§ GIVEN EXERCISE: Reproduce all of the data below without alteration; exclude every picture.

— start PROVIDED DATA —

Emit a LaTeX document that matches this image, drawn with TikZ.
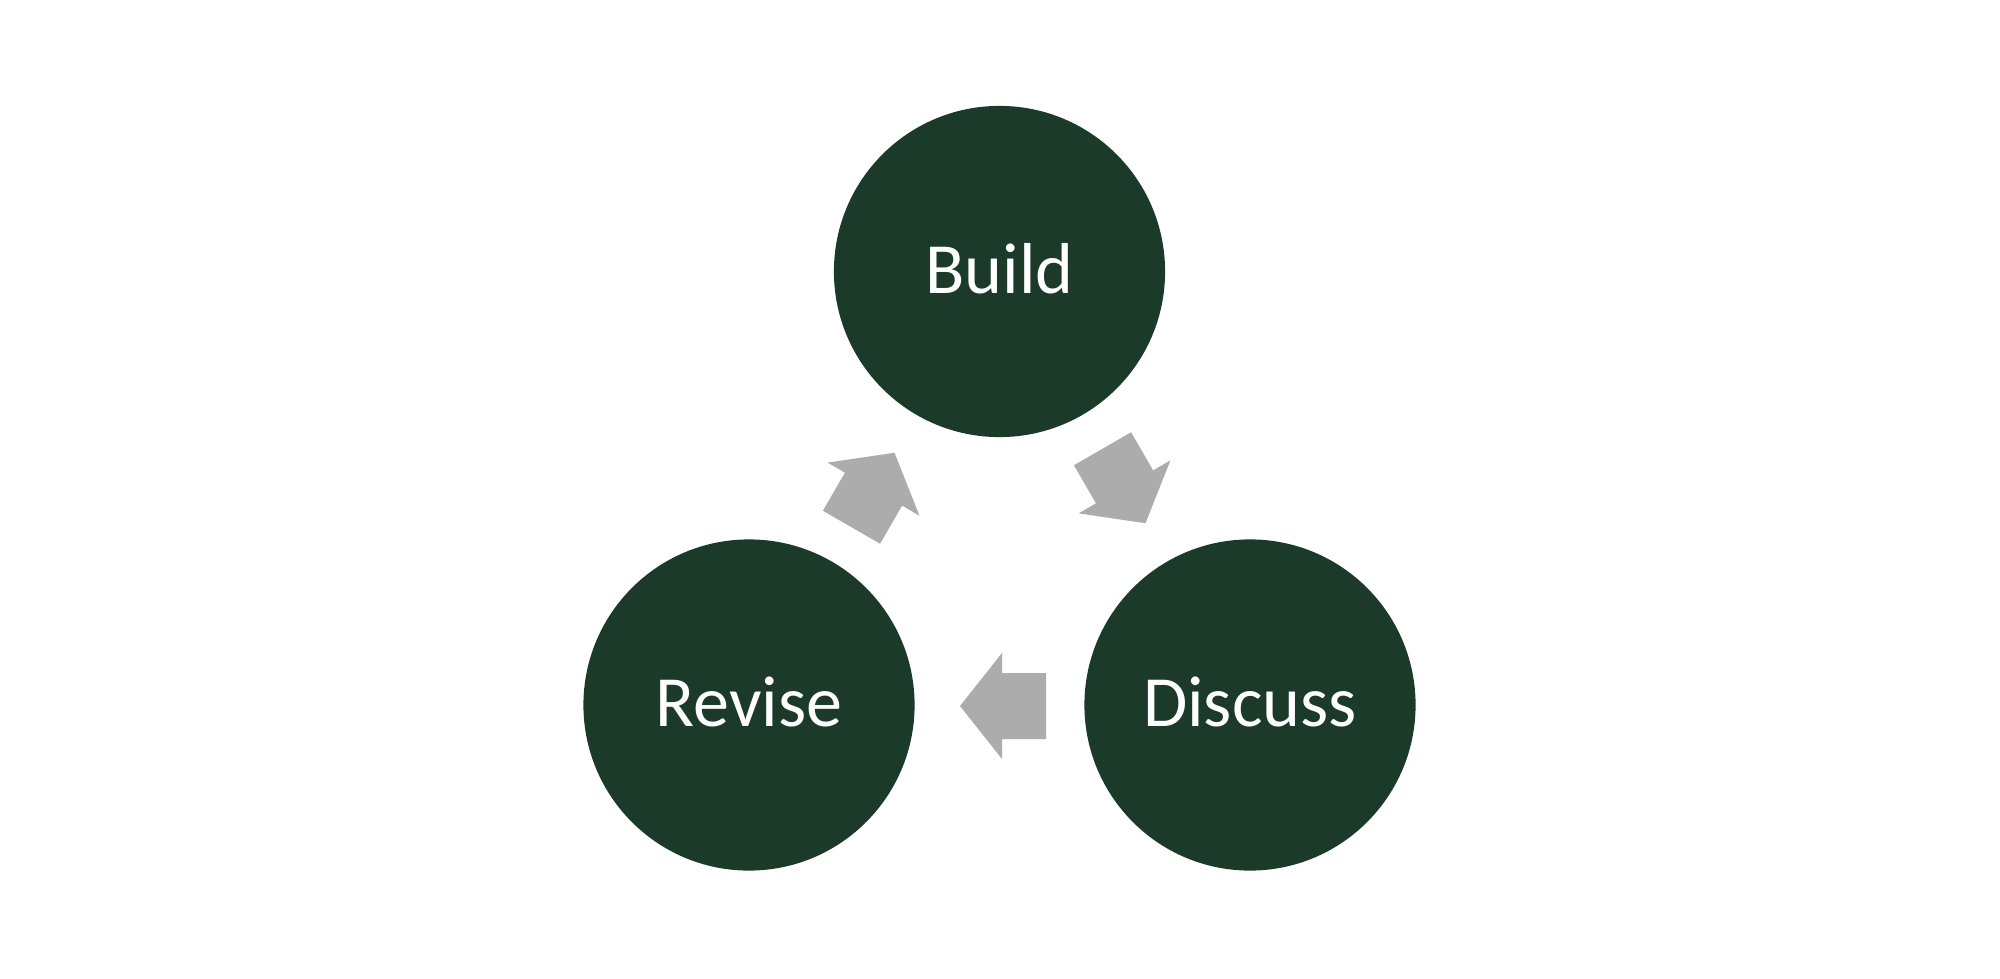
\documentclass[tikz,border=0pt]{standalone}
\usepackage{fontspec}
\setmainfont{Carlito}
\definecolor{circlegreen}{HTML}{1B3A2A}
\definecolor{arrowgrey}{HTML}{ABACAB}
\newcommand{\liftlabel}[1]{\raisebox{0.028cm}[\height][\depth]{#1}}
\tikzset{
  stage/.style={circle, fill=circlegreen, draw=none, minimum size=3.31cm, inner sep=0pt,
    text=white, font=\fontsize{20.5}{24}\selectfont},
  blockarrow/.pic={
    \fill[arrowgrey] (43,0) -- (1,53) -- (1,33) -- (-43,33) -- (-43,-33) -- (1,-33) -- (1,-53) -- cycle;
  }
}
\begin{document}
\begin{tikzpicture}[x=0.01cm,y=0.01cm]
\useasboundingbox (0,0) rectangle (2000,978);
\fill[white] (0,0) rectangle (2000,978);
\node[stage] (build) at (999.5,706.5) {\liftlabel{Build}};
\node[stage] (revise) at (749,273) {\liftlabel{Revise}};
\node[stage] (discuss) at (1250,273) {\liftlabel{Discuss}};
\pic[rotate=180] (a3) at (1003,272) {blockarrow};
\pic[rotate=60] (a1) at (873,488) {blockarrow};
\pic[rotate=-60] (a2) at (1124,492) {blockarrow};
\end{tikzpicture}
\end{document}
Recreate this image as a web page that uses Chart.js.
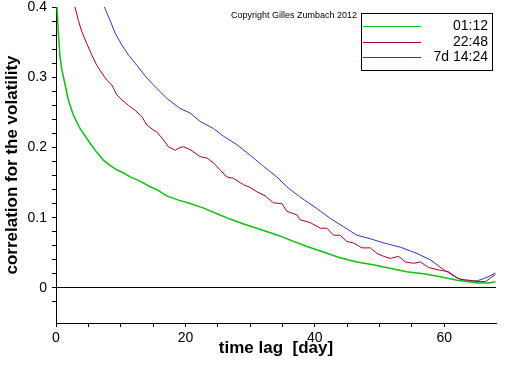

— end PROVIDED DATA —

§ RESULT OF THE EXERCISE:
Emit a LaTeX document that matches this image, drawn with TikZ.
\documentclass[tikz,border=0pt]{standalone}
\usepackage{fontspec}
\setmainfont{Carlito}
\definecolor{circlegreen}{HTML}{1B3A2A}
\definecolor{arrowgrey}{HTML}{ABACAB}
\newcommand{\liftlabel}[1]{\raisebox{0.028cm}[\height][\depth]{#1}}
\tikzset{
  stage/.style={circle, fill=circlegreen, draw=none, minimum size=3.31cm, inner sep=0pt,
    text=white, font=\fontsize{20.5}{24}\selectfont},
  blockarrow/.pic={
    \fill[arrowgrey] (43,0) -- (1,53) -- (1,33) -- (-43,33) -- (-43,-33) -- (1,-33) -- (1,-53) -- cycle;
  }
}
\begin{document}
\begin{tikzpicture}[x=0.01cm,y=0.01cm]
\useasboundingbox (0,0) rectangle (2000,978);
\fill[white] (0,0) rectangle (2000,978);
\node[stage] (build) at (999.5,706.5) {\liftlabel{Build}};
\node[stage] (revise) at (749,273) {\liftlabel{Revise}};
\node[stage] (discuss) at (1250,273) {\liftlabel{Discuss}};
\pic[rotate=180] (a3) at (1003,272) {blockarrow};
\pic[rotate=60] (a1) at (873,488) {blockarrow};
\pic[rotate=-60] (a2) at (1124,492) {blockarrow};
\end{tikzpicture}
\end{document}
Recreate this image as a web page that uses Chart.js.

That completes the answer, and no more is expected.